Two brothers with the last name Ma happened to taste the street dish and were hooked. They saw a business opportunity and introduced the dish into their restaurants in the 1930s.

Nie believes the first hotpot restaurant is Ma Zheng Xing, owned by the Ma brothers.

A pot from Ma Zheng Xing Restaurant is located on the third floor of the museum.

Novelist and scholar Li Jieren (1891-1962), native of Sichuan province, agreed with Nie, and stated that the origin of spicy hotpot was Chongqing in his magazine, Feng Tu Shi Zhi, an important folklore magazine in the 1940s.

In the magazine, Li also writes about the evolution of spicy hotpot. When Chiang Kai-shek's Kuomintang government established Chong-qing as China's capital in 1937, the city attracted many new residents who fell in love with spicy local dish.

According to Li's article, many elites were hotpot fans.

Dai Li, the head of Chiang's military intelligence service, was a fan of hotpot and always hosted hotpot feasts for financial tycoons.

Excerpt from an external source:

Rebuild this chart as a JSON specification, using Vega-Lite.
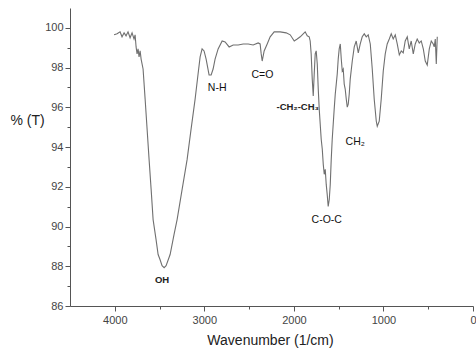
{
  "$schema": "https://vega.github.io/schema/vega-lite/v6.json",
  "width": 403,
  "height": 298,
  "autosize": "none",
  "padding": {"left": 70, "top": 8, "right": 3, "bottom": 43},
  "config": {
    "view": {"stroke": null},
    "font": "Liberation Sans",
    "axis": {"grid": false, "domainColor": "#555", "tickColor": "#555", "labelColor": "#444", "labelFont": "Liberation Sans", "titleFont": "Liberation Sans", "titleFontWeight": "normal", "titleColor": "#222"}
  },
  "data": {"values": [
    {"wn": 4008, "t": 99.65}, {"wn": 3974, "t": 99.7}, {"wn": 3941, "t": 99.8}, {"wn": 3919, "t": 99.55},
    {"wn": 3896, "t": 99.75}, {"wn": 3874, "t": 99.6}, {"wn": 3852, "t": 99.8}, {"wn": 3829, "t": 99.5},
    {"wn": 3807, "t": 99.75}, {"wn": 3785, "t": 99.44}, {"wn": 3773, "t": 99.65}, {"wn": 3762, "t": 99.04},
    {"wn": 3751, "t": 98.69}, {"wn": 3740, "t": 98.94}, {"wn": 3729, "t": 98.54}, {"wn": 3717, "t": 98.84},
    {"wn": 3706, "t": 98.43}, {"wn": 3684, "t": 97.93}, {"wn": 3661, "t": 96.41}, {"wn": 3639, "t": 94.9},
    {"wn": 3617, "t": 93.38}, {"wn": 3594, "t": 91.87}, {"wn": 3572, "t": 90.35}, {"wn": 3539, "t": 89.34},
    {"wn": 3516, "t": 88.59}, {"wn": 3494, "t": 88.33}, {"wn": 3472, "t": 88.03}, {"wn": 3449, "t": 87.93},
    {"wn": 3427, "t": 88.03}, {"wn": 3382, "t": 88.59}, {"wn": 3338, "t": 89.6}, {"wn": 3304, "t": 90.35},
    {"wn": 3248, "t": 91.87}, {"wn": 3192, "t": 93.38}, {"wn": 3148, "t": 94.9}, {"wn": 3103, "t": 96.41},
    {"wn": 3070, "t": 97.68}, {"wn": 3047, "t": 98.54}, {"wn": 3025, "t": 98.94}, {"wn": 3003, "t": 98.84},
    {"wn": 2980, "t": 98.43}, {"wn": 2947, "t": 97.63}, {"wn": 2924, "t": 97.63}, {"wn": 2902, "t": 97.93},
    {"wn": 2880, "t": 98.43}, {"wn": 2846, "t": 98.94}, {"wn": 2801, "t": 99.34}, {"wn": 2768, "t": 99.29},
    {"wn": 2723, "t": 99.04}, {"wn": 2678, "t": 99.14}, {"wn": 2622, "t": 99.14}, {"wn": 2566, "t": 99.19},
    {"wn": 2510, "t": 99.19}, {"wn": 2455, "t": 99.14}, {"wn": 2399, "t": 99.24}, {"wn": 2377, "t": 99.19},
    {"wn": 2365, "t": 98.69}, {"wn": 2354, "t": 98.33}, {"wn": 2332, "t": 98.84}, {"wn": 2298, "t": 99.19},
    {"wn": 2265, "t": 99.55}, {"wn": 2220, "t": 99.8}, {"wn": 2153, "t": 99.8}, {"wn": 2086, "t": 99.75},
    {"wn": 2041, "t": 99.65}, {"wn": 1996, "t": 99.34}, {"wn": 1963, "t": 99.44}, {"wn": 1929, "t": 99.55},
    {"wn": 1896, "t": 99.7}, {"wn": 1874, "t": 99.8}, {"wn": 1851, "t": 99.6}, {"wn": 1829, "t": 99.55},
    {"wn": 1818, "t": 99.34}, {"wn": 1807, "t": 98.69}, {"wn": 1795, "t": 97.42}, {"wn": 1784, "t": 96.57},
    {"wn": 1773, "t": 97.68}, {"wn": 1762, "t": 98.69}, {"wn": 1751, "t": 98.84}, {"wn": 1739, "t": 98.18},
    {"wn": 1728, "t": 96.92}, {"wn": 1717, "t": 95.91}, {"wn": 1706, "t": 95.15}, {"wn": 1695, "t": 94.39},
    {"wn": 1683, "t": 93.89}, {"wn": 1672, "t": 93.13}, {"wn": 1661, "t": 92.63}, {"wn": 1650, "t": 92.88},
    {"wn": 1639, "t": 92.12}, {"wn": 1628, "t": 91.62}, {"wn": 1617, "t": 91.01}, {"wn": 1605, "t": 91.36},
    {"wn": 1594, "t": 92.12}, {"wn": 1583, "t": 93.38}, {"wn": 1572, "t": 94.39}, {"wn": 1561, "t": 95.15},
    {"wn": 1550, "t": 95.91}, {"wn": 1538, "t": 96.67}, {"wn": 1527, "t": 97.17}, {"wn": 1516, "t": 97.68},
    {"wn": 1505, "t": 98.43}, {"wn": 1494, "t": 98.94}, {"wn": 1482, "t": 99.19}, {"wn": 1471, "t": 98.43},
    {"wn": 1460, "t": 97.83}, {"wn": 1449, "t": 97.93}, {"wn": 1438, "t": 97.17}, {"wn": 1427, "t": 96.92},
    {"wn": 1415, "t": 96.41}, {"wn": 1404, "t": 96.01}, {"wn": 1393, "t": 96.16}, {"wn": 1382, "t": 96.67},
    {"wn": 1371, "t": 97.42}, {"wn": 1348, "t": 98.33}, {"wn": 1326, "t": 99.04}, {"wn": 1304, "t": 99.34},
    {"wn": 1281, "t": 98.74}, {"wn": 1259, "t": 99.19}, {"wn": 1237, "t": 99.55}, {"wn": 1214, "t": 99.7},
    {"wn": 1192, "t": 99.55}, {"wn": 1170, "t": 99.65}, {"wn": 1147, "t": 99.19}, {"wn": 1125, "t": 97.93},
    {"wn": 1103, "t": 96.41}, {"wn": 1080, "t": 95.3}, {"wn": 1069, "t": 95.05}, {"wn": 1047, "t": 95.3},
    {"wn": 1025, "t": 96.41}, {"wn": 1002, "t": 97.83}, {"wn": 980, "t": 98.69}, {"wn": 958, "t": 99.19},
    {"wn": 935, "t": 99.44}, {"wn": 913, "t": 99.7}, {"wn": 891, "t": 99.44}, {"wn": 868, "t": 99.65},
    {"wn": 846, "t": 99.19}, {"wn": 823, "t": 98.64}, {"wn": 801, "t": 98.84}, {"wn": 779, "t": 98.74},
    {"wn": 757, "t": 99.34}, {"wn": 734, "t": 99.55}, {"wn": 712, "t": 98.94}, {"wn": 690, "t": 99.34},
    {"wn": 667, "t": 98.69}, {"wn": 645, "t": 99.19}, {"wn": 623, "t": 99.44}, {"wn": 600, "t": 99.24},
    {"wn": 578, "t": 99.34}, {"wn": 555, "t": 98.94}, {"wn": 533, "t": 98.33}, {"wn": 511, "t": 98.13},
    {"wn": 488, "t": 98.94}, {"wn": 466, "t": 99.34}, {"wn": 444, "t": 99.19}, {"wn": 433, "t": 99.04},
    {"wn": 421, "t": 99.44}, {"wn": 410, "t": 98.18}, {"wn": 399, "t": 99.55}
  ]},
  "encoding": {
    "x": {"field": "wn", "type": "quantitative",
      "scale": {"domain": [0, 4500], "reverse": true, "nice": false, "zero": false},
      "axis": {"title": "Wavenumber (1/cm)", "titleFontSize": 14, "titleY": 34, "titleX": 200, "titleBaseline": "middle",
        "values": [0, 500, 1000, 1500, 2000, 2500, 3000, 3500, 4000],
        "labelExpr": "datum.value % 1000 === 0 ? datum.label : ''",
        "format": "d", "labelFontSize": 11, "labelPadding": 3, "labelFlush": false,
        "tickSize": {"condition": {"test": "datum.value % 1000 === 0", "value": 5}, "value": 3}}},
    "y": {"field": "t", "type": "quantitative",
      "scale": {"domain": [86, 101], "nice": false, "zero": false},
      "axis": {"title": "% (T)", "titleAngle": 0, "titleFontSize": 14, "titleX": -43, "titleY": 112,
        "titleAlign": "center", "titleBaseline": "middle",
        "values": [86, 87, 88, 89, 90, 91, 92, 93, 94, 95, 96, 97, 98, 99, 100],
        "labelExpr": "datum.value % 2 === 0 ? datum.label : ''",
        "labelFontSize": 11, "labelPadding": 2, "labelFlush": false,
        "tickSize": {"condition": {"test": "datum.value % 2 === 0", "value": 5}, "value": 3}}}
  },
  "layer": [
    {"mark": {"type": "line", "color": "#707070", "strokeWidth": 1.1, "interpolate": "linear"}},
    {"data": {"values": [
      {"wn": 2857, "t": 96.97, "label": "N-H"},
      {"wn": 2351, "t": 97.63, "label": "C=O"},
      {"wn": 1315, "t": 94.24, "label": "CH₂"},
      {"wn": 1633, "t": 90.35, "label": "C-O-C"}
    ]},
     "mark": {"type": "text", "fontSize": 10.5, "color": "#111", "align": "center", "baseline": "middle"},
     "encoding": {"text": {"field": "label"}}},
    {"data": {"values": [
      {"wn": 3472, "t": 87.32, "label": "OH"},
      {"wn": 1957, "t": 96.01, "label": "-CH₂-CH₃"}
    ]},
     "mark": {"type": "text", "fontSize": 9.5, "fontWeight": "bold", "color": "#222", "align": "center", "baseline": "middle"},
     "encoding": {"text": {"field": "label"}}}
  ]
}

Although these people left Chongqing after the war, they took their love of hotpot with them and the cuisine's popularity spread.

Expatriates in Chongqing also like hotpot.

Tina Redshaw, the British consul general in Chongqing, says she loves spicy hotpot. She told a media conference in December that she was impressed that Chongqing had so many hotpot restaurants.

"Although I eat at different hotpot restaurants every day, I cannot eat at all the hotpot restaurants in only two years," she says.

Kossi A. Vanessa from Benin in West Africa, has studied in Chongqing for five years. She says if she leaves Chongqing after graduation, hotpot is what she will miss the most about the city.

"I will definitely miss it, though I cannot really eat super spicy food, but the hotpot is a delicious memory of the city," the 26-year-old says.

Chongqing hotpot is very versatile and does not always have to be spicy. The dish can be adapted to many flavors to suit diner's tastes.

Nie believes Chongqing hotpot will go further if the city promotes hotpot culture and expands the image of the brand.

Chongqing hotpot is a big name across the country, even the world. However, Chongqing businessmen lack awareness of how to improve the brand of the cuisine, Nie says.

"I am obsessed with hotpot culture," Nie says. "I want to do something to let people know more about Chongqing hotpot."